Timing your Kernel - CPU Timer & nvprof
To know how long a kernel takes to execute will help us during the performance tuning of kernels. There are several ways to measure kernel performance. The simplest methods to measure kernel executions from the host side are to use either a CPU timer or a GPU timer using the Nvidia nvprof profiler.
Timing with CPU timer
A CPU timer can be created by using the gettimeofday()
system call to get the system's wall-clock time, which returns the number of seconds since the epoch. You need to include the sys/time.h
header file.
double cpuSecond() { struct timeval tp; gettimeofday(&tp,NULL); return ((double)tp.tv_sec + (double)tp.tv_usec*1.e-6); }
You can measure your kernel with the function cpuSecond()
in the following way:
double iStart = cpuSecond(); kernel_name<<>>(argument list); cudaDeviceSynchronize(); double iElaps = cpuSecond() - iStart;
Because a kernel call is asynchronous with respect to the host, you need to use cudaDeviceSynchronize()
to wait for all GPU threads to complete.
The variable iElaps
reports the time spent. Because a kernel call is asynchronous with respect to the host, you need to use cudaDeviceSynchronize to wait for all GPU threads to complete.
Timing with NVPROF
Since CUDA 5.0, a command-line profiling tool, called nvprof, is available to help you to collect timeline information from your application's CPU and GPU activity, including kernel execution, memory transfers, and CUDA API calls. Its usage is shown here.
$ nvprof [nvprof_args] ./application [application_args]

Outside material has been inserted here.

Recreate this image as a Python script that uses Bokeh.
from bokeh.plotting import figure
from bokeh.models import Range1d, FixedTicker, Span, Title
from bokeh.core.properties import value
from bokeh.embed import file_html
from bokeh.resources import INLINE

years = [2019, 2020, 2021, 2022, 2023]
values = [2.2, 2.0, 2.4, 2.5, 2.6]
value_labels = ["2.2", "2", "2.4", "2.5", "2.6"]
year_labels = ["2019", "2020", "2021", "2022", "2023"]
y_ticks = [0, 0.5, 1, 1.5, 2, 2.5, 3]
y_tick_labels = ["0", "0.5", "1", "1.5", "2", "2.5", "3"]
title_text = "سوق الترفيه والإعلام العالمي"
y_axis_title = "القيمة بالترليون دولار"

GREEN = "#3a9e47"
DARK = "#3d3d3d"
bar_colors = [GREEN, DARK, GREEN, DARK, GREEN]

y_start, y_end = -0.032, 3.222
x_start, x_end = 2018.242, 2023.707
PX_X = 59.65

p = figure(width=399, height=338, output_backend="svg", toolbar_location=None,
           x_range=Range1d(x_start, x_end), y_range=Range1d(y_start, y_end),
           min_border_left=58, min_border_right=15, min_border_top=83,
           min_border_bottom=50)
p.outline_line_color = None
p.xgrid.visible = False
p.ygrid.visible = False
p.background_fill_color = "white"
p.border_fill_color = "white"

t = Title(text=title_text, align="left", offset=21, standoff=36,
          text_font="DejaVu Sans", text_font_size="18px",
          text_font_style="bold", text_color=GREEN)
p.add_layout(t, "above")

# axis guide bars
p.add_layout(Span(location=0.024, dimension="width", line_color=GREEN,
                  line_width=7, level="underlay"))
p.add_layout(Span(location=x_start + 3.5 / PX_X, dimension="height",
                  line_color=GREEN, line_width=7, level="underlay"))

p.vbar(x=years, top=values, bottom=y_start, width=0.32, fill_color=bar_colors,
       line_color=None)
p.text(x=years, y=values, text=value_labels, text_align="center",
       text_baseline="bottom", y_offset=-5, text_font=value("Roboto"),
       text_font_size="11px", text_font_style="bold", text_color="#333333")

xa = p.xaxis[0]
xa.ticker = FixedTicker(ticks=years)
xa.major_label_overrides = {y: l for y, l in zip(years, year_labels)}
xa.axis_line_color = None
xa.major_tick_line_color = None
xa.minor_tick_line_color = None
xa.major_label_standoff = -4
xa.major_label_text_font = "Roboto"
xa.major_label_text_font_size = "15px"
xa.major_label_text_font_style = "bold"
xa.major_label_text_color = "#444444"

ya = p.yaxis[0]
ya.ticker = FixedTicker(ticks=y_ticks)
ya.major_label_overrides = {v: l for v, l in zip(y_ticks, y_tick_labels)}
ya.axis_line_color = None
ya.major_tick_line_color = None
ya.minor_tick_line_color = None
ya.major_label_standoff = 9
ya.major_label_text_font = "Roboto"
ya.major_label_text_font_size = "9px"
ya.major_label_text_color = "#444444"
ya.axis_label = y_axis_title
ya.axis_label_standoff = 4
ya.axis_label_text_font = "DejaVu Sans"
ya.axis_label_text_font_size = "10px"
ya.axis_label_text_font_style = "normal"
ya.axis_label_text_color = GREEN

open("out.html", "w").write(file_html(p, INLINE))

More information about nvprof options can be found by using the following command:
$ nvprof --help
You can use nvprof to measure your kernel as follows:
$ nvprof ./mycode-timer
The output reported by nvprof varies based on the type of GPU you are using. This a sample report collected on a Tesla GPU
$ ./mycode-timer Starting... Using Device 0: Tesla M2070 ==17770== NVPROF is profiling process 17770, command: ./mycode-timer Vector size 16777216 mycodeOnGPU <<<16384, 1024>>> Time elapsed 0.003266 sec Arrays match. ==17770== Profiling application: ./mycode-timer ==17770== Profiling result: Time(%) Time Calls Avg Min Max Name 70.35% 52.667ms 3 17.556ms 17.415ms 17.800ms [CUDA memcpy HtoD] 25.77% 19.291ms 1 19.291ms 19.291ms 19.291ms [CUDA memcpy DtoH] 3.88% 2.9024ms 1 2.9024ms 2.9024ms 2.9024ms mycodeOnGPU(float*, float*, int)
The first half of the message contains output from the program, and the second half contains output from nvprof. Note that the CPU timer reported the elapsed kernel time as 3.26 milliseconds, and nvprof
reported the elapsed kernel time as 2.90 milliseconds. For this case, the nvprof result is more accurate than the host-side timing result because the time measured with the CPU timer included overhead from nvprof.
Note that in this example, data transfer between the host and device takes more time than the kernel execution.
For HPC workloads, it is essential to understand the compute to communication ratio in a program. If your application spends more time calculating than transferring data, then it may be possible to overlap these operations and completely hide the latency associated with transferring data. If your application spends less time computing than transferring data, it is crucial to minimize the transfer between the host and device.